In the modern world we need one way with a sales compensation plan, induction, training, there’s a way of doing this well. What we had before was very fragmented. What we are moving towards is greater consistency.
And this plays to what keeps Kelly up at night. His main challenge, or worry, is getting Sage to do
the job at hand. That’s where the main blocker to the transformation will lie. He finished by saying:
[The biggest challenge] is always ourselves. Sad to say, it’s always ourselves. Reality is that we are very fortunate that we don’t have a global competitor. We have individual country competitors. It’s very fragmented, the competition. What that gives us is opportunity. If we get our act together on the transformation, it means we can move at greater speed and velocity.
I think that the reality is that our future is bright. The only thing is stopping us is us - our own belief. And although I said the transformation is massive, what it really is is picking up the phone to the customer, finding out what the customer needs, selling them the most appropriate product, working with partners, building great products. It’s basic stuff.
My take
A few years ago I never thought I’d attend a Sage conference and actually find the content interesting. That’s changed over the past couple of years. Kelly’s commitment to the turnaround is great to observe - particularly as history tells us that a reverse of fortunes in this market is somewhat rare.
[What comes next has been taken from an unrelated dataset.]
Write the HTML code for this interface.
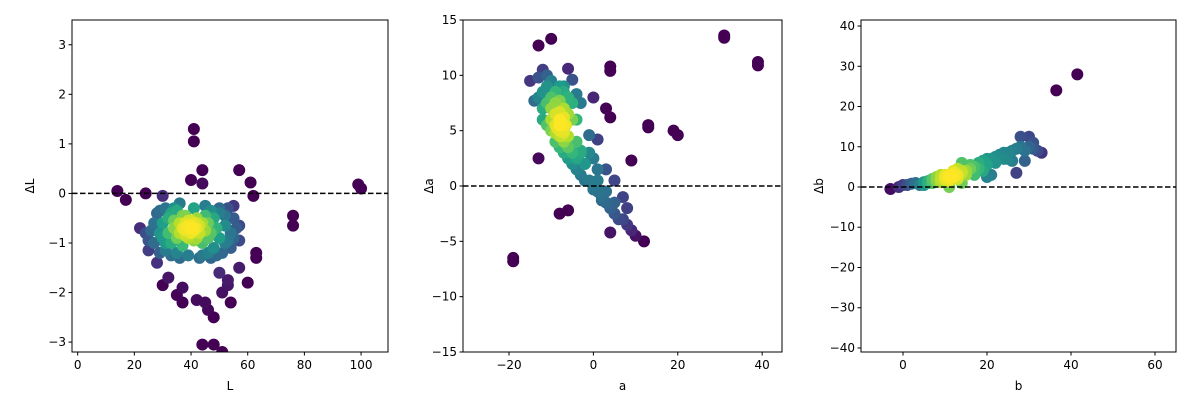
<!DOCTYPE html>
<html><head><meta charset="utf-8">
<style>
html,body{margin:0;padding:0;background:#fff;}
svg{display:block;font-family:"DejaVu Sans","Liberation Sans",sans-serif;}
</style></head>
<body>
<svg id="chart" width="1200" height="400" viewBox="0 0 1200 400" xmlns="http://www.w3.org/2000/svg"></svg>
<script>
// ---------- data ----------
const panel1Points = [[14,0.05],[17,-0.13],[24,0],[30,-0.05],[40,0.27],[41,1.3],[41,1.05],[44,0.47],[44,0.2],[57,0.47],[61,0.22],[62,-0.05],[76,-0.45],[76,-0.65],[99,0.18],[100,0.1],[22,-0.7],[25,-1.15],[28,-1.4],[30,-1.85],[32,-1.7],[37,-1.9],[37,-2.2],[42,-2.15],[45,-2.2],[46,-2.35],[48,-2.5],[44,-3.05],[48,-3.05],[51,-3.2],[51,-2.0],[53,-1.85],[54,-2.2],[53,-1.75],[57,-1.5],[57,-0.65],[57,-0.95],[60,-1.8],[63,-1.2],[63,-1.3],[55,-0.25],[50,-1.6],[35,-2.05],
[28,-0.4],[30,-0.6],[30,-0.9],[31,-0.3],[32,-0.5],[32,-0.8],[33,-1.0],[33,-0.4],[34,-0.7],[34,-0.55],[35,-0.9],[35,-0.35],[36,-0.6],[36,-0.8],[37,-0.7],[37,-1.05],[37,-0.45],[38,-0.6],[38,-0.85],[38,-0.75],[39,-0.65],[39,-0.9],[40,-0.7],[40,-0.55],[40,-0.8],[41,-0.75],[41,-0.6],[42,-0.7],[42,-0.9],[42,-0.5],[43,-0.8],[43,-0.65],[44,-0.6],[44,-1.0],[45,-0.75],[45,-0.45],[46,-0.9],[46,-0.6],[47,-0.8],[48,-0.5],[48,-1.1],[49,-0.7],[50,-0.9],[50,-0.4],[51,-1.2],[52,-0.65],[53,-0.3],[53,-0.95],[54,-0.8],[26,-0.75],[27,-1.0],[29,-1.2],[31,-1.15],[35,-1.2],[39,-1.25],[43,-1.3],[47,-1.3],[45,-0.25],[41,-0.3],[36,-0.2],[24,-0.8],[55,-0.5],[55,-0.9],[38,-0.45],[41,-0.95],[39,-0.55],[40,-0.65],[41,-0.7],[38,-0.7],[42,-0.6],
[27,-0.6],[29,-0.35],[31,-1.0],[52,-0.45],[54,-1.1],[49,-1.25],[33,-1.25],[46,-1.2],[50,-0.3],[34,-0.3],[47,-0.35],[56,-0.7],[25,-0.95],[52,-1.0],[29,-0.8],[44,-1.25],[36,-1.3]];
const panel2Points = [[-19,-6.5],[-19,-6.8],[-13,12.7],[-10,13.3],[-13,2.5],[-8,-2.5],[-6,-2.2],[4,10.8],[4,10.4],[4,6.2],[3,7],[0,8],[13,5.5],[13,5.3],[19,5],[20,4.6],[31,13.6],[31,13.4],[39,11.2],[39,10.9],[9,2.3],[5,0.5],[4,-4.2],[7,-1],[8,-2],[10,-4.5],[12,-5],[-1,4.6],[1,4.2],[-2,2],[1,1.5],[3,1.5],[-15,9.5],[-12,10.5],[-6,10.6],[-5,9.6],[-7,9],[-3,3.2],
[-14,7.7],[-13,8],[-12,8.5],[-11,9],[-10,9.5],[-9,8.5],[-8,9],[-12,7],[-11,7.5],[-10,8],[-10,7],[-9,7.5],[-9,6.5],[-8,7.7],[-8,6],[-7,7],[-7,5.5],[-6,6.5],[-6,8],[-5,7.5],[-5,6],[-10,6],[-9,5.5],[-8,5],[-8,4.5],[-7,4.8],[-7,4],[-6,4.5],[-6,3.5],[-9,4],[-10,5],[-8,3.5],[-5,3],[-7,3],[-6,2.5],[-5,2],[-4,2.5],[-4,1.5],[-3,1],[-2,0.5],[-1,0.5],[0,0],[0,-0.3],[1,-0.5],[2,-1],[2,-1.3],[3,-1.5],[4,-2],[5,-2.5],[6,-3],[7,-3],[8,-3.5],[9,-4],[-11,5.5],[-12,6],[-7,8.5],[-4,4],[-3,3],[-2,2],[-4,8.3],[-3,7.5],[-8,5.5],[-7,5],[-9,4.8],[-7.5,4.5],[-8.5,5.2],[-6.5,5.5],[-7,6.2],[-8,6.7],
[-11,10],[-4,6],[-1,3],[0,2.5],[1,0.5],[3,-0.5],[5,-1.5],[-13,9.8]];
const panel3Points = [[36.5,24],[41.5,28],[28,12.5],[30,12.5],[31,11],[33,8.5],[27,3.5],[20,2.5],[21,3],[14,1],[11,0],[25,7],[29,6.5],
[-3,-0.5],[-1,0],[0,0.5],[1,0.5],[2,0.8],[3,1],[4,0.5],[5,1.2],[5,0.5],[6,1.5],[6,1],[7,2],[7,1],[8,1.5],[8,2.5],[9,2],[9,1.2],[10,2.5],[10,1.8],[10,3],[11,2],[11,3],[12,2.5],[12,3.5],[13,3],[13,2],[14,3.5],[14,4],[15,4],[15,3],[16,4.5],[16,5.5],[17,5],[18,6],[18,4.5],[19,6.5],[20,7],[20,5.5],[21,7],[22,7.5],[22,6],[23,8],[24,8.5],[24,7],[25,8.5],[26,9],[27,9.5],[28,10],[29,9],[30,10],[31,9.5],[32,9],[26,6.5],[12,4],[11,1.5],[9,3],[13,4.5],[14,6],[17,3],[19,4],[10.5,2.5],[11.5,2.8],[12.5,3],[10,2.2],[11,2.5]];
const panel1XTicks = [0,20,40,60,80,100];
const panel1YTicks = [-3,-2,-1,0,1,2,3];
const panel2XTicks = [-20,0,20,40];
const panel2YTicks = [-15,-10,-5,0,5,10,15];
const panel3XTicks = [0,20,40,60];
const panel3YTicks = [-40,-30,-20,-10,0,10,20,30,40];

const NS = "http://www.w3.org/2000/svg";
const svg = document.getElementById('chart');
function mk(tag, attrs, parent){const e=document.createElementNS(NS,tag);for(const k in attrs)e.setAttribute(k,attrs[k]);(parent||svg).appendChild(e);return e;}
const VIR=[[68,1,84],[72,40,120],[62,73,137],[49,104,142],[38,130,142],[31,158,137],[53,183,121],[109,205,89],[180,222,44],[253,231,37]];
function viridis(t){t=Math.max(0,Math.min(1,t))*(VIR.length-1);const i=Math.min(Math.floor(t),VIR.length-2),f=t-i;const a=VIR[i],b=VIR[i+1];return `rgb(${[0,1,2].map(k=>Math.round(a[k]+(b[k]-a[k])*f)).join(',')})`;}

const panels = [
 {name:'l',box:[72,20,388,352],xd:[-2,109.5],yd:[3.5,-3.2],pts:panel1Points,xt:panel1XTicks,yt:panel1YTicks,xl:'L',yl:'ΔL'},
 {name:'a',box:[463,20,782,352],xd:[-30.9,44.7],yd:[15,-15],pts:panel2Points,xt:panel2XTicks,yt:panel2YTicks,xl:'a',yl:'Δa'},
 {name:'b',box:[861,20,1176,352],xd:[-10,65],yd:[41.5,-41],pts:panel3Points,xt:panel3XTicks,yt:panel3YTicks,xl:'b',yl:'Δb'}
];
panels.forEach(p=>{
 const [x0,y0,x1,y1]=p.box;
 const sx=v=>x0+(v-p.xd[0])/(p.xd[1]-p.xd[0])*(x1-x0);
 const sy=v=>y0+(v-p.yd[0])/(p.yd[1]-p.yd[0])*(y1-y0);
 const g=mk('g',{});
 
 
 const cp=mk('clipPath',{id:'clip-'+p.name},g);mk('rect',{x:x0,y:y0,width:x1-x0,height:y1-y0},cp);
 const pg=mk('g',{'clip-path':'url(#clip-'+p.name+')'},g);
 const px=p.pts.map(d=>[sx(d[0]),sy(d[1])]);
 const dens=px.map(a=>px.reduce((s,b)=>{const d2=(a[0]-b[0])**2+(a[1]-b[1])**2;return s+Math.exp(-d2/(2*16*16));},0));
 const mx=Math.max(...dens),mn=Math.min(...dens);
 const order=px.map((_,i)=>i).sort((i,j)=>dens[i]-dens[j]);
 order.forEach(i=>{
  let t=(dens[i]-mn)/(mx-mn);
  t=Math.max(0,(t-0.08)/0.92);
  const c=mk('circle',{cx:px[i][0],cy:px[i][1],r:6,fill:viridis(t)},pg);
  
  
 });
 const zl=mk('line',{x1:x0,x2:x1,y1:sy(0),y2:sy(0),stroke:'#000','stroke-width':1.5,'stroke-dasharray':'5.5,2.5'},g);
 
 
 const fr=mk('rect',{x:x0,y:y0,width:x1-x0,height:y1-y0,fill:'none',stroke:'#000','stroke-width':1},g);
 
 
 p.xt.forEach(v=>{const x=sx(v);mk('line',{x1:x,x2:x,y1:y1,y2:y1+3.5,stroke:'#000'},g);
  const t=mk('text',{x:x,y:y1+17,'text-anchor':'middle','font-size':12},g);t.textContent=v<0?'−'+(-v):v;
  
  });
 p.yt.forEach(v=>{const y=sy(v);mk('line',{x1:x0-3.5,x2:x0,y1:y,y2:y,stroke:'#000'},g);
  const t=mk('text',{x:x0-6,y:y+4,'text-anchor':'end','font-size':12},g);t.textContent=v<0?'−'+(-v):v;
  
  });
 const xt=mk('text',{x:(x0+x1)/2,y:y1+38,'text-anchor':'middle','font-size':12},g);xt.textContent=p.xl;
 
 
 const ytx=x0-(p.name==='a'?30:38),ym=(y0+y1)/2;
 const yt=mk('text',{x:ytx,y:ym,'text-anchor':'middle','font-size':12,transform:`rotate(-90 ${ytx} ${ym})`},g);yt.textContent=p.yl;
 
 
});
</script>
</body></html>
It’s not a done deal for Sage, however. Whilst the trajectory looks good, there’s no getting away from the fact that it has a huge on-premise install base that may very well be stubborn about shifting to the cloud at the will of Kelly - and feel a bit isolated in this new cloudy world.
I mean, Kelly is right in what he’s doing. And he’s changing Sage from being an isolated dinosaur to a collaborative cloud friendly company. Will it lead in the cloud market? I’m not sure yet. It has a big challenge, particularly here in North America. But in the meantime its fun to watch Sage give it a go.